Here are three points about anthropomorphising cats. Anthropomorphism is the “attribution of human mental states (thoughts, feeling, motivations and beliefs) to nonhuman animals”. Let’s say, though, that cats have emotions and therefore I’d argue they have feelings too. So some anthropomorphising is just a true recognition of cat behaviour and senses. That’s my personal point of view.
This tendency of humans to make cats little humans may be a way of humans trying to obtain human companionship from cats in order to use them as “alternative sources of social support”.
In addition, this human trait may have put pressure on purebred cat breeders to create cats which have as near as possible physical and behavioural traits like humans (think round faces and large eyes – Persians). Further it has been argued that humans may have placed pressure on the domestic cats themselves over the thousands of years of evolution such that the cats developed behavioural traits that facilitate the attribution of human mental states to cats.

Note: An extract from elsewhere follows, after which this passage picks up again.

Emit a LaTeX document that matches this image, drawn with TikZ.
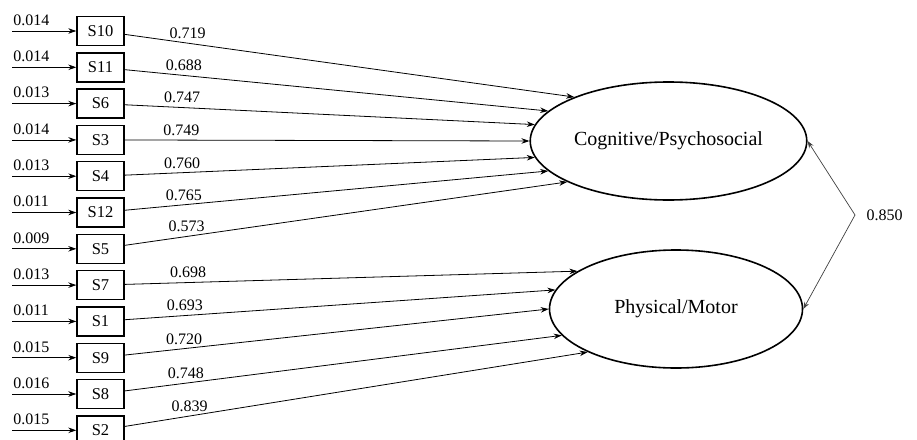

One aspect of this might be that domestic cats continue to act like babies even when fully adult. Humans keep domestic cats in a perpetual kitten-like state. This is facilitated by their cuddly appearance, soft fur, small size and the willingness of most cats to be picked up and petted by humans. This also leads to mishandling cats (treating cats as infants).
It is said that the collecting of cats by cat hoarders is a bye product of anthropomorphisation. A scientist, Serpell (in 2002), stated that when the human-like expectations are not met or when people over-empathize with animals abuse and hoarding may result.
A portion of the American population believes that female cats need to experience the birth of kittens (parturition) before they are spayed. A study in 1996 found that a little over 20% of cats gave birth to kittens before being spayed. This is a major source of unwanted cats.
P.H. Kass writing in The Welfare of Cats writes:
“The reasons for this belief are unclear: among some individuals the tendency to anthropomorphise their parental instincts onto their pets may be the reason…”
This seems to be saying that cat owners, through their female cats, wish to become parents again of humanised kittens. It is an expression of the human female maternal instinct thrust upon the domestic cat.
In the early 19th century illustrators of wild cat species portrayed their subjects as human characters almost because at that time the wild cat species were far less well-known. This is an early example of anthropomorphising cats. Click on the image to read more on this.
Do you have some ideas on this? Please leave a comment.
Update: I’ll add a fourth point as an afterthought. The above suggestions are just that. The point is that some people will truly see their cats as little humans and sort of get mixed up. Others will be at the other end of the spectrum and disagree that cats even have emotions. I don’t think it is a bad thing to anthropomorphise one’s cat as long as it does not lead to mishandling and dietary issues which might be detrimental to a cat’s health and welfare.